VIETNAMESE LATE 15th or 16th CENTURY Vietnamese Pottery

A Rare Vietnamese Blue and White Pottery Double Duck Water Dropper, Late 15th to 16th Century, Probably from the Chu Dou Kilns. Realistically Modelled as a Pair of Conjoined Mandarin Ducks and Painted Cobalt Blue with Small Among of Pale Yellowish Green on the Wings.

SOLD

Condition
In very good condition, some roughness to the extremities due to glaze loss.
Size
Length : 12.8 cm (5 inches) Width : 11.2 cm (4 1/3 inches).
Provenance
The Piccus Collection of Vietnamese Ceramics R & G McPherson Antiques The John Drew Collection of Chinese and Japanese Ceramics.
Stock number
23332

Photos

Information

With a fitted box from the Piccus Collection.

The prototype for this rare Vietnamese model are Ming blue and white porcelain double duck water droppers produced in Jingdezhen during the late 15th and early 16th centuries. These were exported widely over South East Asia and would have been familiar in Vietnam.

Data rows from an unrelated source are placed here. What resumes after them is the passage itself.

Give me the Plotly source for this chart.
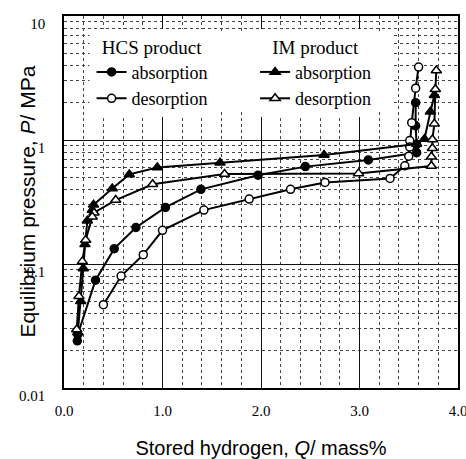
import plotly.graph_objects as go

# Data
hcs_abs_q = [0.135, 0.14, 0.32, 0.51, 0.73, 1.03, 1.39, 1.97, 2.45, 3.09, 3.58, 3.58, 3.57, 3.57]
hcs_abs_p = [0.024, 0.027, 0.074, 0.133, 0.197, 0.286, 0.40, 0.52, 0.61, 0.69, 0.79, 0.92, 1.3, 2.0]

hcs_des_q = [3.60, 3.57, 3.53, 3.51, 3.51, 3.50, 3.46, 3.31, 2.65, 2.30, 1.88, 1.42, 1.00, 0.805, 0.58, 0.40]
hcs_des_p = [3.87, 2.62, 1.38, 0.99, 0.88, 0.74, 0.62, 0.49, 0.455, 0.40, 0.334, 0.272, 0.187, 0.119, 0.080, 0.047]

im_abs_q = [0.14, 0.17, 0.196, 0.213, 0.237, 0.287, 0.30, 0.49, 0.663, 0.947, 1.584, 2.64, 3.58, 3.66, 3.72, 3.76]
im_abs_p = [0.028, 0.05, 0.092, 0.144, 0.223, 0.272, 0.30, 0.407, 0.528, 0.60, 0.656, 0.756, 0.93, 1.02, 1.69, 2.3]

im_des_q = [3.78, 3.77, 3.76, 3.74, 3.74, 3.73, 3.73, 2.99, 1.63, 0.90, 0.525, 0.305, 0.287, 0.22, 0.186, 0.152, 0.129]
im_des_p = [3.63, 2.57, 1.35, 1.01, 0.857, 0.733, 0.617, 0.538, 0.531, 0.439, 0.328, 0.259, 0.24, 0.156, 0.105, 0.055, 0.0296]

x_tickvals = [0, 1, 2, 3, 4]
x_ticktext = ["0.0", "1.0", "2.0", "3.0", "4.0"]
y_tickvals = [0.01, 0.1, 1, 10]
y_ticktext = ["0.01", "0.1", "1", "10"]

serif = "Liberation Serif"
sans = "Liberation Sans"

fig = go.Figure()

def add(q, p, name, symbol, fill, size, legend):
    fig.add_trace(go.Scatter(
        x=q, y=p, mode="lines+markers", name=name, legend=legend,
        line=dict(color="black", width=2),
        marker=dict(symbol=symbol, size=size, color=fill,
                    line=dict(color="black", width=1.5)),
    ))

add(hcs_abs_q, hcs_abs_p, "absorption", "circle", "black", 8, "legend")
add(hcs_des_q, hcs_des_p, "desorption", "circle", "white", 8, "legend")
add(im_abs_q, im_abs_p, "absorption", "triangle-up", "black", 9, "legend2")
add(im_des_q, im_des_p, "desorption", "triangle-up", "white", 9, "legend2")

legend_common = dict(
    bgcolor="white", borderwidth=0,
    font=dict(family=serif, size=18, color="black"),
    xanchor="left", yanchor="top", tracegroupgap=0,
    itemwidth=30,
)
title_font = dict(family=serif, size=19, color="black")

fig.update_layout(
    width=466, height=459,
    margin=dict(l=64, r=8, t=16, b=71),
    paper_bgcolor="white", plot_bgcolor="white",
    showlegend=True,
    shapes=[dict(type="rect", xref="paper", yref="paper",
                 x0=0.066, x1=0.835, y0=0.75, y1=0.957,
                 fillcolor="white", opacity=1,
                 line=dict(color="white", width=1), layer="above")],
    legend=dict(x=0.07, y=0.965, entrywidth=148,
                title=dict(text="HCS product", side="top center", font=title_font),
                **legend_common),
    legend2=dict(x=0.485, y=0.965,
                 title=dict(text="IM product", side="top center", font=title_font),
                 **legend_common),
    xaxis=dict(
        range=[0, 4], tickvals=x_tickvals, ticktext=x_ticktext,
        tickfont=dict(family=serif, size=15, color="black"),
        ticks="", ticklabelstandoff=8, ticklabeloverflow="allow",
        showline=True, mirror=True, linecolor="black", linewidth=1.5,
        showgrid=True, gridcolor="#111", gridwidth=1,
        zeroline=False, automargin=False,
        minor=dict(dtick=0.2, showgrid=True, gridcolor="#444",
                   griddash="dot", gridwidth=1),
        title=dict(text="Stored hydrogen, <i>Q</i>/ mass%",
                   font=dict(family=sans, size=20, color="black"),
                   standoff=24),
    ),
    yaxis=dict(
        type="log", range=[-2, 1], tickvals=y_tickvals, ticktext=y_ticktext,
        tickfont=dict(family=serif, size=15, color="black"),
        ticks="", ticklabelstandoff=14, ticklabelshift=8,
        ticklabeloverflow="allow",
        showline=True, mirror=True, linecolor="black", linewidth=1.5,
        showgrid=True, gridcolor="#111", gridwidth=1,
        zeroline=False, automargin=False,
        minor=dict(dtick="D1", showgrid=True, gridcolor="#444",
                   griddash="dot", gridwidth=1),
    ),
    annotations=[dict(
        text="Equilibrium pressure, <i>P</i>/ MPa",
        xref="paper", yref="paper", x=-0.095, y=0.5,
        xanchor="center", yanchor="middle", textangle=-90, showarrow=False,
        font=dict(family=sans, size=21, color="black"),
    )],
)

fig.write_html("out.html")
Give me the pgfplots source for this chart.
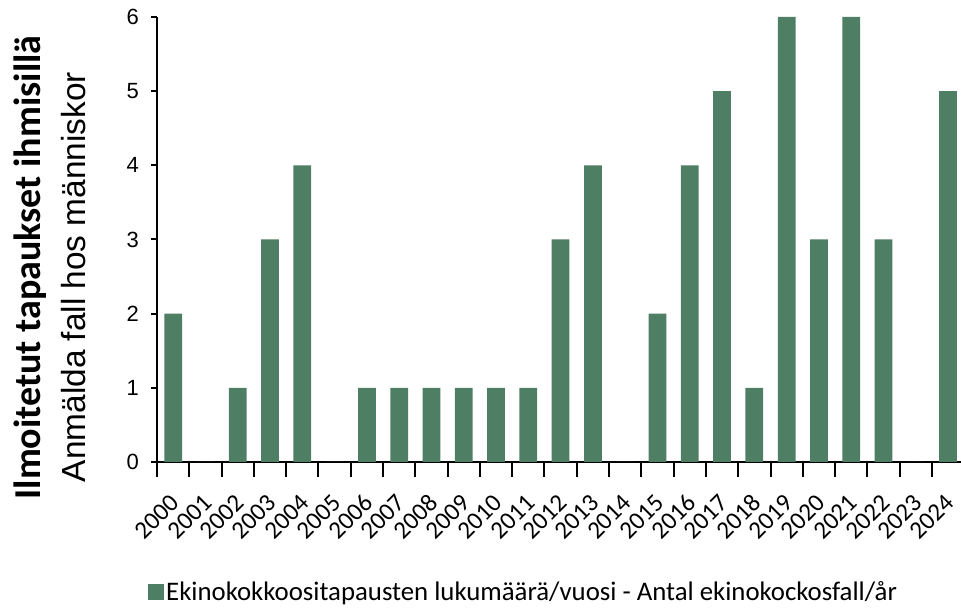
\documentclass[border=0pt]{standalone}
\usepackage{fontspec}
\setmainfont{Carlito}
\newfontfamily\arialf{Liberation Sans}
\usepackage{pgfplots}
\pgfplotsset{compat=1.18}
\definecolor{barg}{RGB}{78,126,99}
\begin{document}
\begin{tikzpicture}
\useasboundingbox (0,0) rectangle (961pt,609pt);
\begin{axis}[
  at={(157pt,147pt)}, anchor=south west,
  scale only axis, width=804pt, height=445pt,
  xmin=-0.5, xmax=24.4, ymin=0, ymax=6,
  axis x line*=bottom, axis y line*=left,
  axis line style={line width=2.2pt},
  ytick={0,...,6},
  xtick={0,...,24},
  xticklabels={2000,2001,2002,2003,2004,2005,2006,2007,2008,2009,2010,2011,2012,2013,2014,2015,2016,2017,2018,2019,2020,2021,2022,2023,2024},
  major x tick style={draw=none},
  minor xtick={-0.5,0.5,...,24.5},
  minor tick length=15pt,
  xtick align=center,
  ytick align=outside,
  major tick length=6pt,
  tick style={line width=2pt, black},
  /pgf/number format/assume math mode=true,
  yticklabel style={font=\arialf\fontsize{22}{22}\selectfont, anchor=east, inner sep=0pt, xshift=-12pt},
  xticklabel style={font=\fontsize{25}{25}\selectfont, rotate=45, anchor=east, inner sep=0pt, xshift=-20pt, yshift=-23pt},
  ylabel={{\bfseries\fontsize{38}{45}\selectfont Ilmoitetut tapaukset ihmisillä}\\{\arialf\fontsize{33.4}{45}\selectfont Anmälda fall hos människor\hspace*{19pt}}},
  ylabel style={align=center, font=\fontsize{33}{45}\selectfont, at={(axis description cs:-0.133,0.437)}, anchor=center},
  legend style={draw=none, at={(axis description cs:0.456,-0.292)}, anchor=center, font=\fontsize{26.8}{26.8}\selectfont, inner sep=0pt},
  ybar, bar width=0.55,
]
\addplot[fill=barg, draw=none, legend image code/.code={\fill[barg] (-14pt,-8pt) rectangle (2pt,8pt);}] coordinates {
(0,2) (1,0) (2,1) (3,3) (4,4) (5,0) (6,1) (7,1) (8,1) (9,1) (10,1) (11,1) (12,3)
(13,4) (14,0) (15,2) (16,4) (17,5) (18,1) (19,6) (20,3) (21,6) (22,3) (23,0) (24,5)};
\addlegendentry{Ekinokokkoositapausten lukumäärä/vuosi - Antal ekinokockosfall/år}
\end{axis}
\end{tikzpicture}
\end{document}
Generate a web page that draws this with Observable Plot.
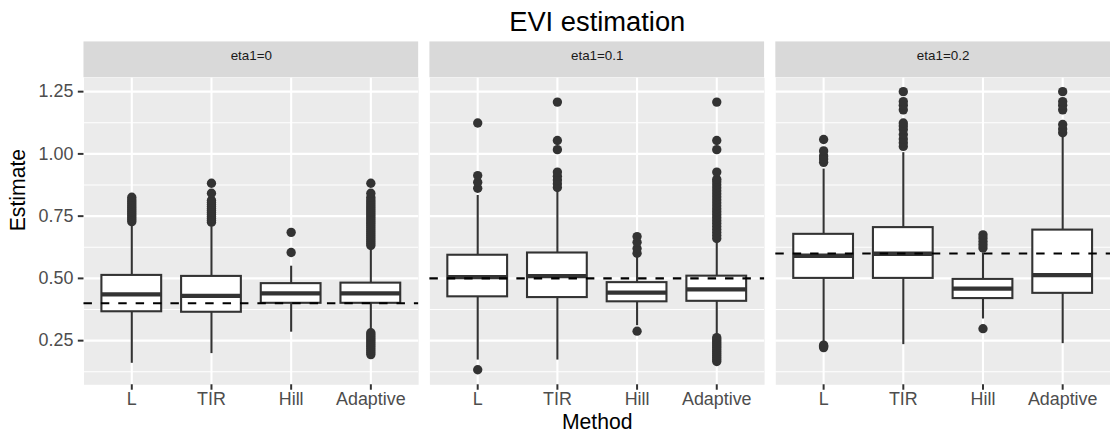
<!DOCTYPE html>
<html><head><meta charset="utf-8">
<script src="https://cdn.jsdelivr.net/npm/d3@7"></script>
<script src="https://cdn.jsdelivr.net/npm/@observablehq/plot@0.6"></script>
<style>body{margin:0;background:#fff}#chart{width:1110px;height:438px;overflow:hidden}</style>
</head><body><div id="chart"></div>
<script>
// ---- data ----
const facets = ["eta1=0", "eta1=0.1", "eta1=0.2"];
const methods = ["L", "TIR", "Hill", "Adaptive"];
const trueValues = [0.4, 0.5, 0.6];
const yTicks = [0.25, 0.5, 0.75, 1.0, 1.25];
const yMinorTicks = [0.125, 0.375, 0.625, 0.875, 1.125];

const lowerWhisker = [
  [0.159, 0.198, 0.284, 0.287],
  [0.172, 0.172, 0.310, 0.268],
  [0.245, 0.234, 0.337, 0.238]];
const lowerHinge = [
  [0.366, 0.364, 0.400, 0.400],
  [0.426, 0.423, 0.406, 0.408],
  [0.500, 0.500, 0.419, 0.440]];
const medians = [
  [0.436, 0.430, 0.440, 0.440],
  [0.505, 0.509, 0.443, 0.456],
  [0.591, 0.599, 0.459, 0.513]];
const upperHinge = [
  [0.512, 0.508, 0.479, 0.481],
  [0.593, 0.602, 0.483, 0.509],
  [0.677, 0.704, 0.496, 0.694]];
const upperWhisker = [
  [0.714, 0.708, 0.549, 0.620],
  [0.833, 0.850, 0.589, 0.655],
  [0.939, 1.005, 0.602, 1.070]];

const outlierValues = [
  [ // eta1=0
    [0.728, 0.736, 0.744, 0.752, 0.760, 0.768, 0.776, 0.784, 0.792, 0.800, 0.808, 0.816, 0.826],
    [0.726, 0.734, 0.742, 0.750, 0.758, 0.766, 0.774, 0.782, 0.790, 0.798, 0.806, 0.814, 0.842, 0.882],
    [0.604, 0.685],
    [0.194, 0.202, 0.210, 0.218, 0.226, 0.234, 0.242, 0.250, 0.258, 0.266, 0.274, 0.282,
     0.632, 0.640, 0.648, 0.656, 0.664, 0.672, 0.680, 0.688, 0.696, 0.704, 0.712, 0.720, 0.728,
     0.736, 0.744, 0.752, 0.760, 0.768, 0.776, 0.784, 0.792, 0.800, 0.808, 0.816, 0.826, 0.842, 0.882]
  ],
  [ // eta1=0.1
    [0.133, 0.862, 0.886, 0.913, 1.124],
    [0.865, 0.880, 0.895, 0.910, 0.927, 1.017, 1.054, 1.208],
    [0.288, 0.601, 0.620, 0.645, 0.668],
    [0.166, 0.174, 0.182, 0.190, 0.198, 0.206, 0.214, 0.222, 0.230, 0.238, 0.246, 0.254, 0.262,
     0.660, 0.672, 0.684, 0.696, 0.708, 0.720, 0.732, 0.744, 0.756, 0.768, 0.780, 0.792, 0.804,
     0.816, 0.828, 0.840, 0.852, 0.864, 0.876, 0.888, 0.898, 0.927, 1.017, 1.054, 1.208]
  ],
  [ // eta1=0.2
    [0.222, 0.227, 0.232, 0.966, 0.980, 0.992, 1.012, 1.058],
    [1.030, 1.045, 1.060, 1.078, 1.098, 1.112, 1.124, 1.177, 1.195, 1.210, 1.250],
    [0.298, 0.622, 0.635, 0.648, 0.662, 0.675],
    [1.085, 1.100, 1.118, 1.177, 1.195, 1.210, 1.250]
  ]
];

// ---- tables built from the arrays ----
const stats = [];
const outliers = [];
facets.forEach((f, i) => methods.forEach((m, j) => {
  stats.push({facet: f, method: m, lo: lowerWhisker[i][j], q1: lowerHinge[i][j],
              med: medians[i][j], q3: upperHinge[i][j], hi: upperWhisker[i][j]});
  outlierValues[i][j].forEach(v => outliers.push({facet: f, method: m, value: v}));
}));
const truth = facets.map((f, i) => ({facet: f, value: trueValues[i]}));
const strips = facets.map(f => ({facet: f, label: f}));

// ---- layout ----
const W = 1117, H = 438, mT = 77.7, mB = 51.3, mL = 84;
const yDomain = [0.0728, 1.306];
const pxPerUnit = (H - mT - mB) / (yDomain[1] - yDomain[0]);
const yAt = p => yDomain[1] - (p - mT) / pxPerUnit;   // pixel row -> y value (for labels / strips)
const ink = "#333333";

const chart = Plot.plot({
  width: W, height: H,
  marginTop: mT, marginBottom: mB, marginLeft: mL, marginRight: 0,
  style: {fontFamily: "'Liberation Sans', Arial, sans-serif", background: "white"},
  fx: {domain: facets, paddingInner: 0.0325, paddingOuter: 0, round: false, axis: null, label: null},
  x: {domain: methods, paddingInner: 0.25, paddingOuter: 0.225, round: false, label: null},
  y: {domain: yDomain, label: null},
  marks: [
    Plot.frame({fill: "#EBEBEB", stroke: "none"}),
    Plot.ruleY(yMinorTicks, {stroke: "white", strokeWidth: 1.1}),
    Plot.ruleY(yTicks, {stroke: "white", strokeWidth: 2.1}),
    Plot.ruleX(methods, {x: d => d, stroke: "white", strokeWidth: 2.1}),
    // strips
    Plot.rect(strips, {fx: "facet", y1: () => yAt(mT), y2: () => yAt(41.7), fill: "#D9D9D9"}),
    Plot.text(strips, {fx: "facet", y: () => yAt(55.4), text: "label", fontSize: 13.5, fill: "#1A1A1A", frameAnchor: "middle"}),
    // boxes
    Plot.ruleX(stats, {fx: "facet", x: "method", y1: "lo", y2: "q1", stroke: ink, strokeWidth: 2.1}),
    Plot.ruleX(stats, {fx: "facet", x: "method", y1: "q3", y2: "hi", stroke: ink, strokeWidth: 2.1}),
    Plot.barY(stats, {fx: "facet", x: "method", y1: "q1", y2: "q3", fill: "white", stroke: ink, strokeWidth: 2.1}),
    Plot.tickY(stats, {fx: "facet", x: "method", y: "med", stroke: ink, strokeWidth: 4.3}),
    Plot.dot(outliers, {fx: "facet", x: "method", y: "value", r: 4.7, fill: ink, stroke: "none"}),
    Plot.ruleY(truth, {fx: "facet", y: "value", stroke: "black", strokeWidth: 2.1, strokeDasharray: "8.5,9"}),
    // axes
    Plot.axisY(yTicks, {tickFormat: d3.format(".2f"), tickSize: 5.7, tickPadding: 5, fontSize: 18,
                        fill: "#4D4D4D", stroke: ink, strokeWidth: 2, label: null}),
    Plot.axisX({tickSize: 5.5, tickPadding: 2, fontSize: 18, fill: "#4D4D4D", stroke: ink, strokeWidth: 2, label: null}),
    // titles
    Plot.text(["EVI estimation"], {fx: () => facets[1], y: () => yAt(22.0), frameAnchor: "middle", fontSize: 27.5, fill: "black"}),
    Plot.text(["Method"], {fx: () => facets[1], y: () => yAt(424), frameAnchor: "middle", fontSize: 21.3, fill: "black"}),
    Plot.text(["Estimate"], {fx: () => facets[0], y: () => yAt(232.2), frameAnchor: "left", dx: -66, rotate: -90, fontSize: 21.3, fill: "black"})
  ]
});
document.getElementById("chart").appendChild(chart);
</script>
</body></html>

Vietnamese Pottery From the Chu Dou Kilns :
Chu Dou Kilns, six kilometres from Hai Dong was the largest centre of ceramic production in medieval Vietnam. The quality of the ceramics ranged from crude everyday vessels to exquisite pieces decorated with great skill. Large quantities were produced, moulds were employed to form dishes and bowls, the rims were then wiped clean of glaze so they could be fired rim to rim without sticking in the kiln. The style of the decoration was very free and appears often to have been painted at speed using a very wet brush. Individual lines of the decoration have a visible starting and finishing point. The exact spot where the artist first touched the surface of the ceramic object with his brush can be identified and then where he removed it. I say β€œhe” but a most important jar in the Topkapi Saray Museum in Istanbul is signed and dated by a female artist. Men, women and many children were all employed in ceramic production in Vietnam.

John Drew :
John Drew was born in 1933 in Tideswell, Derbyshire, where his father was curate. The family moved to Norfolk whilst he was still a baby and his father became the rector of the parish of Intwood and Keswick. He was educated at Sedbergh School and after National Service in the R.A.F. being taught Russian, he went to Queens College, Oxford to read Greats (Classics). He spent nearly all his working life in various African countries as an archivist, moving to a post at Cape Town University in 1978. He remained in Cape Town after his retirement until his death in 2006. He had a great love of the English countryside (but not the climate) and this is shown in many of the pieces he collected. His taste was varied and ranged from Neolithic right through to the 18th Century. When we sent photograph to his home in Cape Town of pieces we thought he might be interested in, he would write long funny well observed letters back, wanting to add many of the items to his growing collection. Over the years we got to know him better and better, and during the last few years it was very rare for him to not want all the pieces we offered him. We knew his taste, even though his taste was so varied. This was in no small part because he had a very good eye and it was a pleasure finding things that interested him, because they were also very interesting to us. He never got to put his collection on display, something he hoped to do while on retirement in England, so it is with a mixture of pleasure and sadness that we offer these pieces from his collection this June. Each piece has a John Drew collection label, so when the collection is split up there will be some lasting record of the love and hard work he put into his two decades of collecting.